Les étudiants et les professeurs font des recherches ensemble, et il est parfois difficile de les différencier. Les professeurs ont le temps de faire des recherches, d’enseigner, de parler à la communauté, car ils ne sont pas obligés de participer à de longues réunions bureaucratiques, ni à des tâches qui les séparent de leurs responsabilités de professeurs d’université. Et, comme ils peuvent vivre décemment grâce à leurs salaires, ils ne courent pas après des apports financiers qui les obligent à s’éloigner de leur mission.

Bien sûr, étudiants et professeurs peuvent être disposés à dialoguer avec les centres de recherche des entreprises pour réfléchir et développer ensemble.
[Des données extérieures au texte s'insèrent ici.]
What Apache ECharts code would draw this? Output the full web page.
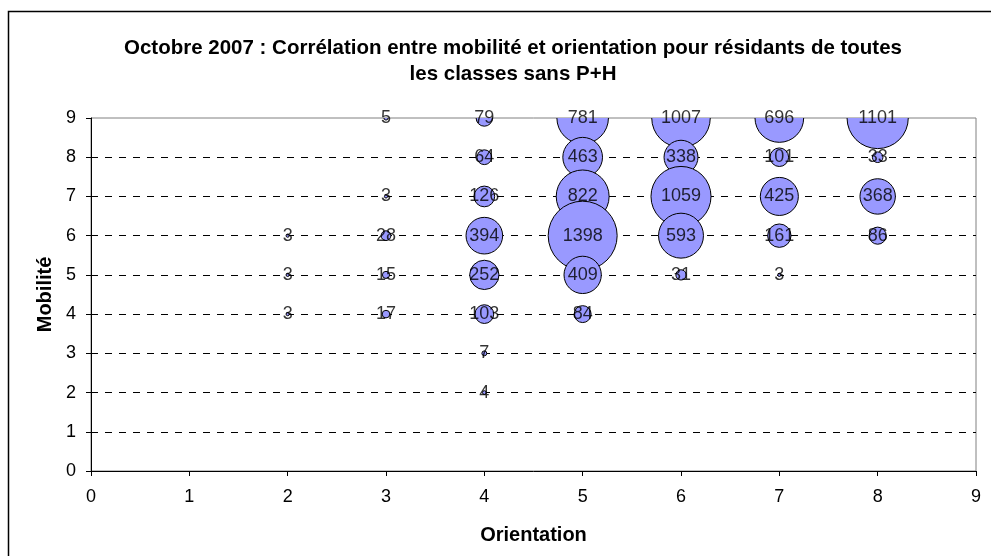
<!DOCTYPE html>
<html>
<head>
<meta charset="utf-8">
<script src="https://cdn.jsdelivr.net/npm/echarts@6/dist/echarts.min.js"></script>
<style>html,body{margin:0;padding:0;background:#fff}#c{width:991px;height:556px}</style>
</head>
<body>
<div id="c"></div>
<script>
// Orientation (x), Mobilité (y), count
var orientation = [2,2,2, 3,3,3,3,3, 4,4,4,4,4,4,4,4, 5,5,5,5,5,5, 6,6,6,6,6, 7,7,7,7,7, 8,8,8,8];
var mobilite    = [6,5,4, 9,7,6,5,4, 9,8,7,6,5,4,3,2, 9,8,7,6,5,4, 9,8,7,6,5, 9,8,7,6,5, 9,8,7,6];
var effectifs   = [3,3,3, 5,3,28,15,17, 79,64,126,394,252,103,7,4, 781,463,822,1398,409,84, 1007,338,1059,593,31, 696,101,425,161,3, 1101,33,368,86];
var xTicks = [0,1,2,3,4,5,6,7,8,9];
var yTicks = [0,1,2,3,4,5,6,7,8,9];

var data = orientation.map(function(x,i){ return [x, mobilite[i], effectifs[i]]; });
var FONT = '"Liberation Sans", Arial, sans-serif';

var chart = echarts.init(document.getElementById('c'), null, {renderer:'canvas'});
chart.setOption({
  backgroundColor:'#fff',
  animation:false,
  title:{
    text:'Octobre 2007 : Corrélation entre mobilité et orientation pour résidants de toutes\nles classes sans P+H',
    left:508, top:30, textAlign:'center',
    textStyle:{fontFamily:FONT, fontWeight:'bold', fontSize:20.5, lineHeight:26, color:'#000'}
  },
  graphic:[{
    type:'rect', shape:{x:8.5,y:11.5,width:1100,height:700},
    style:{fill:null, stroke:'#000', lineWidth:1.5}, z:0, silent:true
  }],
  grid:{left:91, right:15, top:118, bottom:85, show:true, borderColor:'#808080', borderWidth:1, backgroundColor:'transparent'},
  xAxis:{
    type:'value', min:0, max:9, interval:1,
    name:'Orientation', nameLocation:'middle', nameGap:54,
    nameTextStyle:{fontFamily:FONT, fontWeight:'bold', fontSize:20, color:'#000'},
    axisLine:{lineStyle:{color:'#000', width:1}},
    axisTick:{show:true, inside:false, length:5, lineStyle:{color:'#000'}},
    axisLabel:{fontFamily:FONT, fontSize:18, color:'#000', margin:17, formatter:function(v){return xTicks.indexOf(v)>=0?String(v):'';}},
    splitLine:{show:false}
  },
  yAxis:{
    type:'value', min:0, max:9, interval:1,
    name:'Mobilité', nameLocation:'middle', nameGap:36, nameRotate:90,
    nameTextStyle:{fontFamily:FONT, fontWeight:'bold', fontSize:20, color:'#000'},
    axisLine:{lineStyle:{color:'#000', width:1}},
    axisTick:{show:true, inside:false, length:5, lineStyle:{color:'#000'}},
    axisLabel:{fontFamily:FONT, fontSize:18, color:'#000', margin:15, formatter:function(v){return yTicks.indexOf(v)>=0?String(v):'';}},
    splitLine:{show:true, showMinLine:false, showMaxLine:false, lineStyle:{color:'#000', type:[7,7], width:1}}
  },
  series:[{
    type:'custom',
    clip:true,
    data:data,
    z:3,
    renderItem:function(params, api){
      var p = api.coord([api.value(0), api.value(1)]);
      var r = 1.845*Math.sqrt(api.value(2))/2;
      return {type:'circle', shape:{cx:p[0], cy:p[1], r:r},
        style:{fill:'#9999FF', stroke:'#000', lineWidth:1}};
    }
  },{
    type:'scatter',
    data:data,
    z:5,
    symbol:'circle', symbolSize:0,
    label:{show:true, position:'inside', formatter:function(p){return String(p.value[2]);},
      fontFamily:FONT, fontSize:18, color:'#000'}
  }]
});
</script>
</body>
</html>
Sans aucun doute, les besoins de la société peuvent former des axes de recherche pour les groupes en sciences humaines et naturelles. Des accents de tout le pays et de nombreux endroits à l’étranger se font entendre dans les couloirs, discutant de philosophie ou de science. Les enseignants et les étudiants de toutes les couleurs organisent des festivals annuels ouverts à toute la société, dans lesquels ils racontent ce qu’ils font et écoutent les besoins de ceux qui les entourent. Le doyen occupe ce poste parce que sa formation universitaire l’a qualifié, ayant été choisi par un large éventail de professeurs et de membres de la communauté externe. Le doyen représente cette institution que, faute d’un meilleur nom, j’appellerai UDP, ou Université de Pasárgada, rappelant ici le poème de Manuel Bandeira.

C’est dans cette université, qui recherche, qui forme des êtres humains autonomes, qui reste au contact de la société, que j’aimerais renouveler mon contrat de vie, si j’en avais un second.